HealthDay News — From 2014 to 2017, there was an increase in physician burnout, with early-career physicians being the most susceptible, according to a study published online March 15 in JAMA Network Open.

Marcela G. del Carmen, M.D., M.P.H., from Massachusetts General Physicians Organization in Boston, and colleagues measured trends and examined factors associated with physician burnout in a survey study. Physician burnout was measured in a large academic medical practice; 1,774 of 1,850 eligible physicians completed the survey in 2014, and 1,882 of 2,031 completed the survey in 2017.

The researchers observed an increase in burnout from 2014 to 2017, from 40.6 to 45.6 percent. There was a correlation for the increased rate with an increase in exhaustion (from 52.9 to 57.7 percent) and in cynicism (from 44.8 to 51.1 percent).

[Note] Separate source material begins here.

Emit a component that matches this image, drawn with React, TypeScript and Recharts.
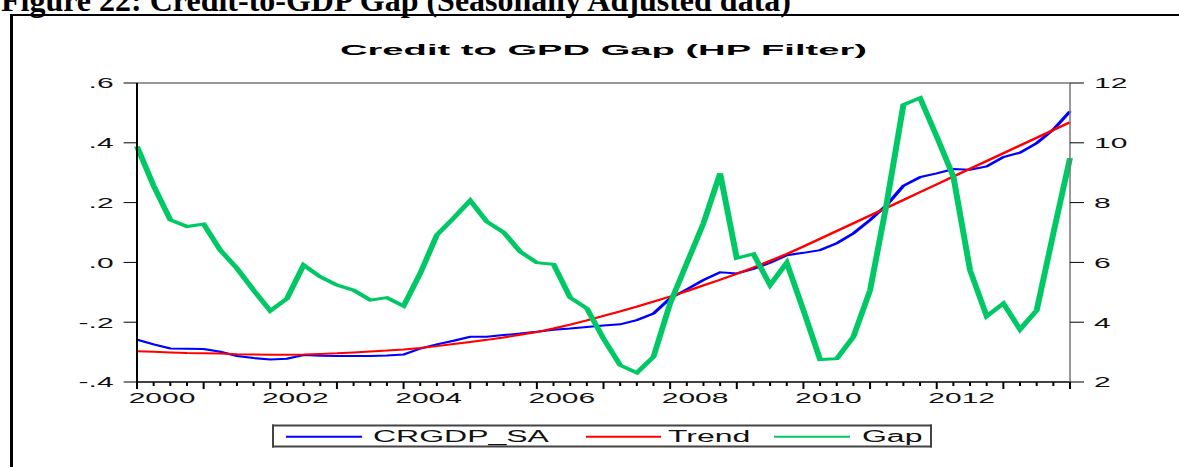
import { LineChart, Line, XAxis, YAxis, ReferenceLine } from 'recharts';

// quarterly observations, 2000Q1 .. 2014Q1
const START_YEAR = 2000;

const crgdp = [
  -0.258, -0.274, -0.288, -0.289, -0.290, -0.299, -0.313, -0.320, -0.325, -0.322,
  -0.310, -0.312, -0.313, -0.313, -0.313, -0.311, -0.308, -0.288, -0.274, -0.262,
  -0.249, -0.249, -0.243, -0.238, -0.232, -0.225, -0.221, -0.216, -0.211, -0.207,
  -0.193, -0.171, -0.120, -0.090, -0.059, -0.033, -0.037, -0.022, -0.001, 0.024,
  0.032, 0.041, 0.064, 0.097, 0.142, 0.192, 0.256, 0.285, 0.298, 0.312,
  0.310, 0.321, 0.352, 0.367, 0.399, 0.444, 0.505,
];

const trend = [
  -0.297, -0.299, -0.301, -0.303, -0.304, -0.305, -0.307, -0.308, -0.309, -0.309,
  -0.308, -0.306, -0.304, -0.301, -0.298, -0.295, -0.291, -0.286, -0.280, -0.273,
  -0.266, -0.259, -0.251, -0.242, -0.233, -0.221, -0.208, -0.194, -0.179, -0.164,
  -0.148, -0.131, -0.114, -0.096, -0.077, -0.058, -0.038, -0.017, 0.005, 0.028,
  0.053, 0.079, 0.105, 0.131, 0.157, 0.183, 0.209, 0.235, 0.261, 0.287,
  0.313, 0.339, 0.365, 0.391, 0.417, 0.443, 0.469,
];

const gap = [
  9.88, 8.56, 7.42, 7.20, 7.28, 6.41, 5.80, 5.07, 4.38, 4.79,
  5.91, 5.52, 5.24, 5.07, 4.74, 4.82, 4.54, 5.63, 6.92, 7.48,
  8.07, 7.36, 7.01, 6.36, 5.99, 5.94, 4.82, 4.46, 3.45, 2.56,
  2.31, 2.84, 4.63, 5.97, 7.31, 8.98, 6.14, 6.28, 5.24, 5.99,
  4.40, 2.75, 2.78, 3.51, 5.07, 7.98, 11.27, 11.50, 10.21, 8.87,
  5.74, 4.20, 4.63, 3.76, 4.40, 6.97, 9.49,
];

const yearLabels = [2000, 2002, 2004, 2006, 2008, 2010, 2012];
const leftTicks = [-0.4, -0.2, 0, 0.2, 0.4, 0.6];
const rightTicks = [2, 4, 6, 8, 10, 12];
const seriesKeys = ['crgdp', 'trend', 'gap'];
const seriesNames = ['CRGDP_SA', 'Trend', 'Gap'];
const seriesColors = ['#0000ff', '#ff0000', '#00c864'];

const quarters = gap.map((_, i) => START_YEAR + i / 4);
const data = quarters.map((t, i) => ({ t, crgdp: crgdp[i], trend: trend[i], gap: gap[i] }));
// quarter marks + year labels centred in the middle of the year
const xTicks = [...quarters, ...yearLabels.map((y) => y + 0.375)].sort((a, b) => a - b);

const FONT = '"Liberation Sans", Arial, sans-serif';

// the EViews picture is stretched about 2x sideways, so the chart is drawn
// at half width and scaled up
const W = 590;

function XTick({ x, y, payload }: any) {
  const v = payload.value;
  const frac = v - Math.floor(v);
  if (frac === 0.375) {
    return (
      <text x={x} y={y + 21} textAnchor="middle" fontSize={15} fontFamily={FONT} fill="#111">
        {Math.floor(v)}
      </text>
    );
  }
  return <line x1={x} x2={x} y1={y} y2={y + (frac === 0 ? 7 : 4)} stroke="#000" strokeWidth={1} />;
}

const fmtLeft = (v: number) => (v < -1e-9 ? '-' : '') + '.' + Math.round(Math.abs(v) * 10);

const legendSpots = [
  { x1: 143, x2: 181, tx: 186.5 },
  { x1: 293, x2: 330.5, tx: 334 },
  { x1: 387, x2: 425, tx: 431 },
];

export default function App() {
  return (
    <div style={{ position: 'absolute', left: 0, top: 0, width: 1179, height: 467, overflow: 'hidden', background: '#fff' }}>
      <div
        style={{
          position: 'absolute', left: 10, top: 14, width: 1300, height: 600,
          borderLeft: '3px solid #000', borderTop: '2px solid #000',
        }}
      />
      <svg width={1179} height={30} style={{ position: 'absolute', left: 0, top: 0 }}>
        <text x={1} y={11} fontFamily='"Liberation Serif", "Times New Roman", serif' fontWeight="bold" fontSize={32} fill="#000">
          Figure 22: Credit-to-GDP Gap (Seasonally Adjusted data)
        </text>
      </svg>

      <div style={{ position: 'absolute', left: 0, top: 0, width: W, height: 467, transform: 'scaleX(2)', transformOrigin: '0 0' }}>
        <LineChart width={W} height={467} data={data} margin={{ top: 83, right: 0, bottom: 55, left: 0 }}>
          <XAxis
            dataKey="t"
            type="number"
            domain={[2000, 2014]}
            ticks={xTicks}
            interval={0}
            tick={(p: any) => <XTick {...p} />}
            tickSize={0}
            tickMargin={0}
            tickLine={false}
            axisLine={{ stroke: '#000', strokeWidth: 1.5 }}
            height={30}
          />
          <YAxis
            yAxisId="left"
            domain={[-0.4, 0.6]}
            ticks={leftTicks}
            width={68.5}
            tickSize={6.7}
            tickMargin={5}
            tickFormatter={fmtLeft}
            tick={{ fill: '#111', fontSize: 15, fontFamily: FONT }}
            axisLine={{ stroke: '#000', strokeWidth: 1 }}
            tickLine={{ stroke: '#000' }}
          />
          <YAxis
            yAxisId="right"
            orientation="right"
            domain={[2, 12]}
            ticks={rightTicks}
            width={55}
            tickSize={7}
            tickMargin={5}
            tick={{ fill: '#111', fontSize: 15, fontFamily: FONT }}
            axisLine={{ stroke: '#777', strokeWidth: 0.75 }}
            tickLine={{ stroke: '#000' }}
          />
          <ReferenceLine yAxisId="left" y={0.6} stroke="#333" strokeWidth={1} />
          <Line yAxisId="left" type="linear" dataKey="crgdp" name="CRGDP_SA" stroke={seriesColors[0]} strokeWidth={2} dot={false} isAnimationActive={false} />
          <Line yAxisId="left" type="linear" dataKey="trend" name="Trend" stroke={seriesColors[1]} strokeWidth={2} dot={false} isAnimationActive={false} />
          <Line yAxisId="right" type="linear" dataKey="gap" name="Gap" stroke={seriesColors[2]} strokeWidth={3} dot={false} isAnimationActive={false} />
        </LineChart>

        <svg width={W} height={467} style={{ position: 'absolute', left: 0, top: 0, pointerEvents: 'none' }}>
          <text
            x={170}
            y={55}
            fontSize={15.5}
            fontWeight="bold"
            fontFamily={FONT}
            fill="#000"
            textLength={263.5}
            lengthAdjust="spacingAndGlyphs"
          >
            Credit to GPD Gap (HP Filter)
          </text>

          {/* legend box */}
          <rect x={136} y={425.5} width={330} height={21} fill="#fff" stroke="none" />
          <line x1={136} x2={466} y1={425.5} y2={425.5} stroke="#444" strokeWidth={2} />
          <line x1={136} x2={466} y1={446.5} y2={446.5} stroke="#444" strokeWidth={2} />
          <line x1={136.5} x2={136.5} y1={424.5} y2={447.5} stroke="#444" strokeWidth={1} />
          <line x1={465.5} x2={465.5} y1={424.5} y2={447.5} stroke="#444" strokeWidth={1} />
          {seriesKeys.map((k, i) => (
            <g key={k}>
              <line x1={legendSpots[i].x1} x2={legendSpots[i].x2} y1={436.7} y2={436.7} stroke={seriesColors[i]} strokeWidth={2} />
              <text x={legendSpots[i].tx} y={441.7} fontSize={16} fontFamily={FONT} fill="#111">
                {seriesNames[i]}
              </text>
            </g>
          ))}
        </svg>
      </div>
    </div>
  );
}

Early-career physicians (≤10 years since training) were more susceptible to burnout compared with midcareer physicians (11 to 20 years since training; odds ratio, 1.36); physicians in their late career (>30 years since training) were less vulnerable (odds ratio, 0.59).

“Remediation of burnout in health care necessitates centrally and locally designed initiatives,” the authors write. “Solutions to address physician burnout will entail shared commitment from physicians and organizations, as well as physician-, practice-, and institution-level initiatives.”